The UK Guardian recently highlighted Capildeo’s latest poetry collection, “Polkadot Wounds” (2024), as among the best of the year. On April 6, Bocas Lit Fest announced that Capildeo's latest offering, which reads as a conversation with loved ones both alive and deceased, has won the poetry category of the annual OCM Bocas Prize, the region’s most distinguished literary award. They are now up against fiction author Myriam J.A. Chancy and Canadian-Trinidadian writer Dionne Brand for the overall prize, which will be announced at the 2025 festival, taking place in Port of Spain from May 1-4.
“Polkadot Wounds,” the judges wrote, “transforms form”:
Here the cemetery is a sanctuary is a playground is a coastal retreat. Capildeo’s facility with form lets them play in language in a way that makes new spaces for our imaginations. These poems make it seem like an easy feat to hold millennia in one image and then another, moving inside of time with grace […] It is in fact a miracle only made possible by bringing a depth of precision and an openness of sound together again and again until resonance and surprise reveal their kinship.

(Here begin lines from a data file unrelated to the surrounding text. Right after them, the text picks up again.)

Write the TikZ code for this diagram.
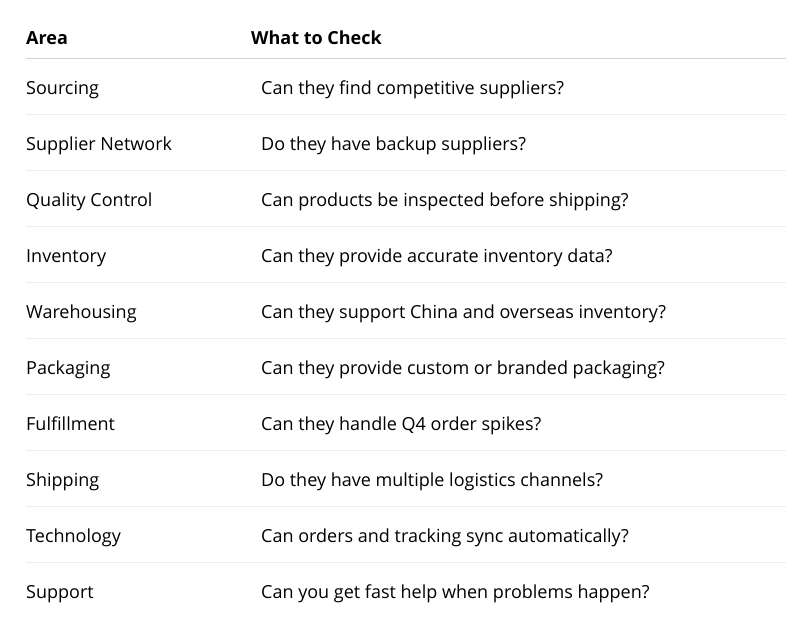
\documentclass[tikz,border=0pt]{standalone}
\usepackage{fontspec}
\setmainfont{Open Sans}
\begin{document}
\begin{tikzpicture}[x=1pt,y=-1pt,
  cell/.style={anchor=base west,inner sep=0pt,font=\fontsize{18}{21}\selectfont},
  head/.style={cell,font=\fontsize{18}{21}\selectfont\bfseries},
  hline/.style={draw=black!18,line width=1.2pt},
  rline/.style={draw=black!7,line width=1pt}]
\useasboundingbox (0,0) rectangle (804,619);
\node[head] (h1) at (26,44.5) {Area};
\node[head] (h2) at (251,44.5) {What to Check};
\draw[hline] (26,58.5) -- (786,58.5);
\foreach \i/\a/\b in {0/Sourcing/Can they find competitive suppliers?,
 1/Supplier Network/Do they have backup suppliers?,
 2/Quality Control/Can products be inspected before shipping?,
 3/Inventory/Can they provide accurate inventory data?,
 4/Warehousing/Can they support China and overseas inventory?,
 5/Packaging/Can they provide custom or branded packaging?,
 6/Fulfillment/Can they handle Q4 order spikes?,
 7/Shipping/Do they have multiple logistics channels?,
 8/Technology/Can orders and tracking sync automatically?,
 9/Support/Can you get fast help when problems happen?}{
  \node[cell] (a\i) at (26,94+56*\i) {\a};
  \node[cell] (b\i) at (261,94+56*\i) {\b};
}
\foreach \i in {0,...,8}{\draw[rline] (26,114.5+56*\i) -- (786,114.5+56*\i);}
\end{tikzpicture}
\end{document}
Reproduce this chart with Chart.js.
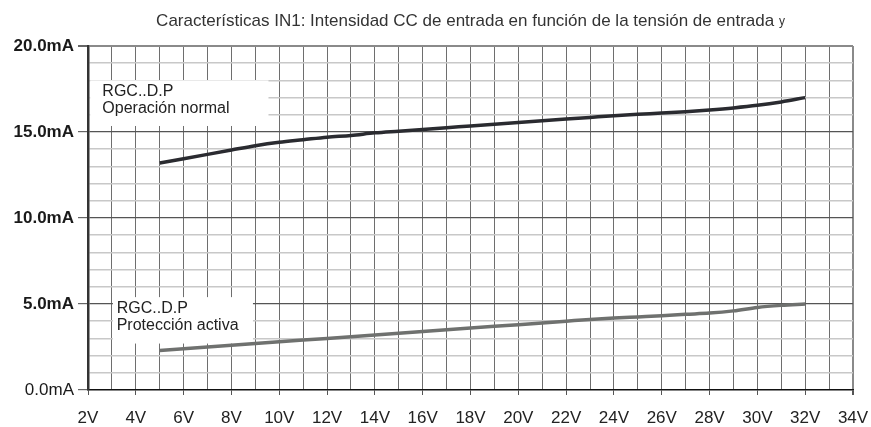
<!DOCTYPE html>
<html>
<head>
<meta charset="utf-8">
<script src="https://cdn.jsdelivr.net/npm/chart.js@4.4.1/dist/chart.umd.min.js"></script>
<style>
  html, body { margin: 0; padding: 0; background: #ffffff; }
  #wrap { width: 871px; height: 427px; position: relative; }
</style>
</head>
<body>
<div id="wrap"><canvas id="c" width="871" height="427"></canvas></div>
<script>
// ---- data ----
const voltages = [5, 6, 7, 8, 9, 10, 11, 12, 13, 14, 15, 16, 17, 18, 19, 20, 21, 22, 23, 24, 25, 26, 27, 28, 29, 30, 31, 32];
const normalCurrent = [13.2, 13.45, 13.7, 13.95, 14.2, 14.4, 14.55, 14.7, 14.8, 14.95, 15.05, 15.15, 15.25, 15.35, 15.45, 15.55, 15.65, 15.75, 15.85, 15.95, 16.03, 16.1, 16.18, 16.28, 16.4, 16.55, 16.75, 17.0];
const protectionCurrent = [2.3, 2.4, 2.5, 2.6, 2.7, 2.8, 2.9, 3.0, 3.1, 3.2, 3.3, 3.4, 3.5, 3.6, 3.7, 3.8, 3.9, 4.0, 4.1, 4.18, 4.25, 4.32, 4.4, 4.47, 4.6, 4.8, 4.92, 5.0];
const xTickValues = [2, 4, 6, 8, 10, 12, 14, 16, 18, 20, 22, 24, 26, 28, 30, 32, 34];
const xTickLabels = ['2V', '4V', '6V', '8V', '10V', '12V', '14V', '16V', '18V', '20V', '22V', '24V', '26V', '28V', '30V', '32V', '34V'];
const yTickValues = [0, 5, 10, 15, 20];
const yTickLabels = ['0.0mA', '5.0mA', '10.0mA', '15.0mA', '20.0mA'];
const titleText = 'Características IN1: Intensidad CC de entrada en función de la tensión de entrada';
const titleSuffix = 'y';
const normalLabel = ['RGC..D.P', 'Operación normal'];
const protectionLabel = ['RGC..D.P', 'Protección activa'];

const FONT = '"Liberation Sans", Arial, Helvetica, sans-serif';

const normalData = voltages.map((v, i) => ({ x: v, y: normalCurrent[i] }));
const protectionData = voltages.map((v, i) => ({ x: v, y: protectionCurrent[i] }));

// label boxes anchored in data coordinates
const labelBoxes = [
  { lines: normalLabel, x0: 2.05, x1: 9.55, y0: 18.0, y1: 15.35, textX: 2.6 },
  { lines: protectionLabel, x0: 3.0, x1: 8.9, y0: 5.4, y1: 2.7, textX: 3.2 }
];

const boxPlugin = {
  id: 'labelBoxes',
  beforeDatasetsDraw(chart) {
    const { ctx, scales: { x, y } } = chart;
    ctx.save();
    labelBoxes.forEach(b => {
      const l = x.getPixelForValue(b.x0) + 1;
      const r = x.getPixelForValue(b.x1);
      const t = y.getPixelForValue(b.y0);
      const bt = y.getPixelForValue(b.y1);
      ctx.fillStyle = '#ffffff';
      ctx.fillRect(l, t, r - l, bt - t);
      ctx.fillStyle = '#222222';
      ctx.font = '16px ' + FONT;
      ctx.textAlign = 'left';
      ctx.textBaseline = 'alphabetic';
      const tx = x.getPixelForValue(b.textX);
      ctx.fillText(b.lines[0], tx, t + 16);
      ctx.fillText(b.lines[1], tx, t + 33);
    });
    ctx.restore();
  }
};

const titlePlugin = {
  id: 'customTitle',
  afterDraw(chart) {
    const { ctx, chartArea } = chart;
    ctx.save();
    ctx.font = '17px ' + FONT;
    const w1 = ctx.measureText(titleText + ' ').width;
    ctx.font = '12px ' + FONT;
    const w2 = ctx.measureText(titleSuffix).width;
    const cx = (chartArea.left + chartArea.right) / 2;
    const sx = cx - (w1 + w2) / 2;
    ctx.fillStyle = '#333333';
    ctx.textAlign = 'left';
    ctx.textBaseline = 'alphabetic';
    ctx.font = '17px ' + FONT;
    ctx.fillText(titleText + ' ', sx, 26);
    ctx.font = '12px ' + FONT;
    ctx.fillText(titleSuffix, sx + w1, 25);
    ctx.restore();
  }
};

new Chart(document.getElementById('c'), {
  type: 'line',
  data: {
    datasets: [
      {
        label: normalLabel.join(' '),
        data: normalData,
        borderColor: '#2a2b30',
        borderWidth: 3.5,
        pointRadius: 0,
        tension: 0.4,
        cubicInterpolationMode: 'monotone',
        fill: false
      },
      {
        label: protectionLabel.join(' '),
        data: protectionData,
        borderColor: '#6f716f',
        borderWidth: 3.5,
        pointRadius: 0,
        tension: 0.4,
        cubicInterpolationMode: 'monotone',
        fill: false
      }
    ]
  },
  options: {
    responsive: false,
    animation: false,
    layout: { padding: { top: 46, right: 18, left: 0, bottom: 0 } },
    plugins: {
      legend: { display: false },
      title: { display: false },
      tooltip: { enabled: false }
    },
    scales: {
      x: {
        type: 'linear',
        min: 2,
        max: 34,
        afterFit(scale) {
          scale.height = 37;
          scale.paddingLeft = 0;
          scale.paddingRight = 0;
        },
        afterBuildTicks(scale) {
          const t = [];
          for (let v = 2; v <= 34; v++) t.push({ value: v });
          scale.ticks = t;
        },
        ticks: {
          autoSkip: false,
          maxRotation: 0,
          padding: 13,
          color: '#222222',
          font: { family: FONT, size: 17 },
          callback(v) {
            const i = xTickValues.indexOf(v);
            return i >= 0 ? xTickLabels[i] : '';
          }
        },
        grid: {
          drawOnChartArea: true,
          drawTicks: true,
          tickLength: 5,
          lineWidth(ctx) { return ctx.tick && ctx.tick.value === 34 ? 2 : 1; },
          color(ctx) {
            const v = ctx.tick ? ctx.tick.value : 0;
            if (v === 2) return 'rgba(0,0,0,0)';
            if (v === 34) return '#8a8a8a';
            return '#6e6e6e';
          },
          tickColor(ctx) {
            const v = ctx.tick ? ctx.tick.value : 0;
            return v % 2 === 0 ? '#555555' : 'rgba(0,0,0,0)';
          }
        },
        border: { display: true, color: '#111111', width: 1.5 }
      },
      y: {
        type: 'linear',
        min: 0,
        max: 20,
        afterFit(scale) {
          scale.width = 88;
          scale.paddingTop = 0;
          scale.paddingBottom = 0;
        },
        afterBuildTicks(scale) {
          const t = [];
          for (let v = 0; v <= 20; v++) t.push({ value: v });
          scale.ticks = t;
        },
        ticks: {
          autoSkip: false,
          padding: 4,
          color: '#1a1a1a',
          font(ctx) {
            const v = ctx.tick ? ctx.tick.value : 0;
            return { family: FONT, size: 17, weight: v === 0 ? 'normal' : 'bold' };
          },
          callback(v) {
            const i = yTickValues.indexOf(v);
            return i >= 0 ? yTickLabels[i] : '';
          }
        },
        grid: {
          drawOnChartArea: true,
          drawTicks: true,
          tickLength: 10,
          lineWidth(ctx) { return ctx.tick && ctx.tick.value === 20 ? 2 : (ctx.tick && ctx.tick.value % 5 === 0 ? 1.2 : 1.5); },
          color(ctx) {
            const v = ctx.tick ? ctx.tick.value : 0;
            if (v === 0) return 'rgba(0,0,0,0)';
            if (v === 20) return '#8a8a8a';
            if (v % 5 === 0) return '#555555';
            return '#c8c8c8';
          },
          tickColor(ctx) {
            const v = ctx.tick ? ctx.tick.value : 0;
            return v % 5 === 0 ? '#666666' : 'rgba(0,0,0,0)';
          }
        },
        border: { display: true, color: '#333333', width: 2.5 }
      }
    }
  },
  plugins: [boxPlugin, titlePlugin]
});
</script>
</body>
</html>
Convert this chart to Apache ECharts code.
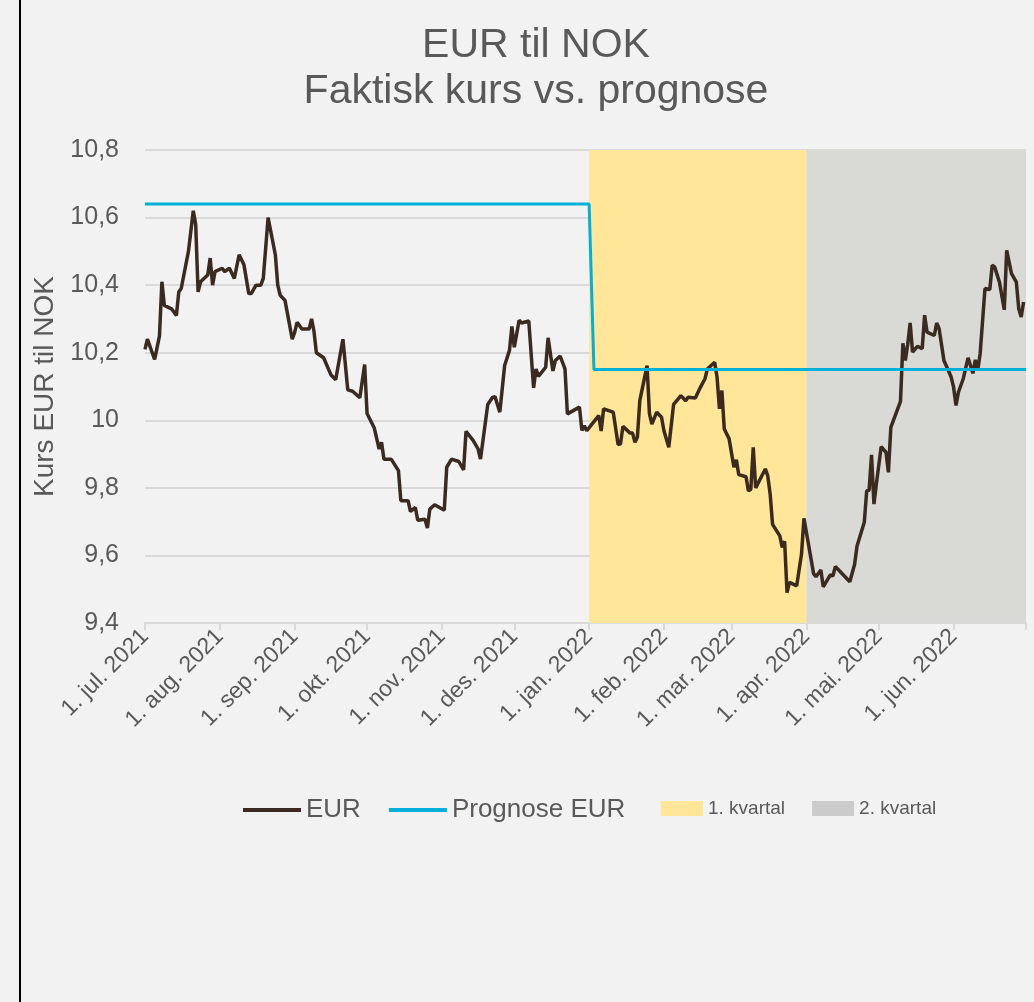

It is work like this that continues to impact so many readers, making Capildeo one of the most exciting poets of our time. As Facebook user Christine Roseeta Walker wrote upon hearing of Capildeo's award of the Windham-Campbell Prize, “Congratulations to Anthony Vahni Capildeo for achieving such a magnificent honour. You deserve every moment of it for being a truly brilliant poet and human being.”
Brilliant and humble — in a piece for Poetry Nation Review (PNR) entitled “Water Poetics,” they wrote, “Every one of us could find the springs of our poetics if we chart our lived experience with a mind of water. Reading the sea for rip tides is a habit I acquired early and naturally, around the same time and in similar ways to reading ‘dog ears’ in the cloth of an unevenly hemmed dress.”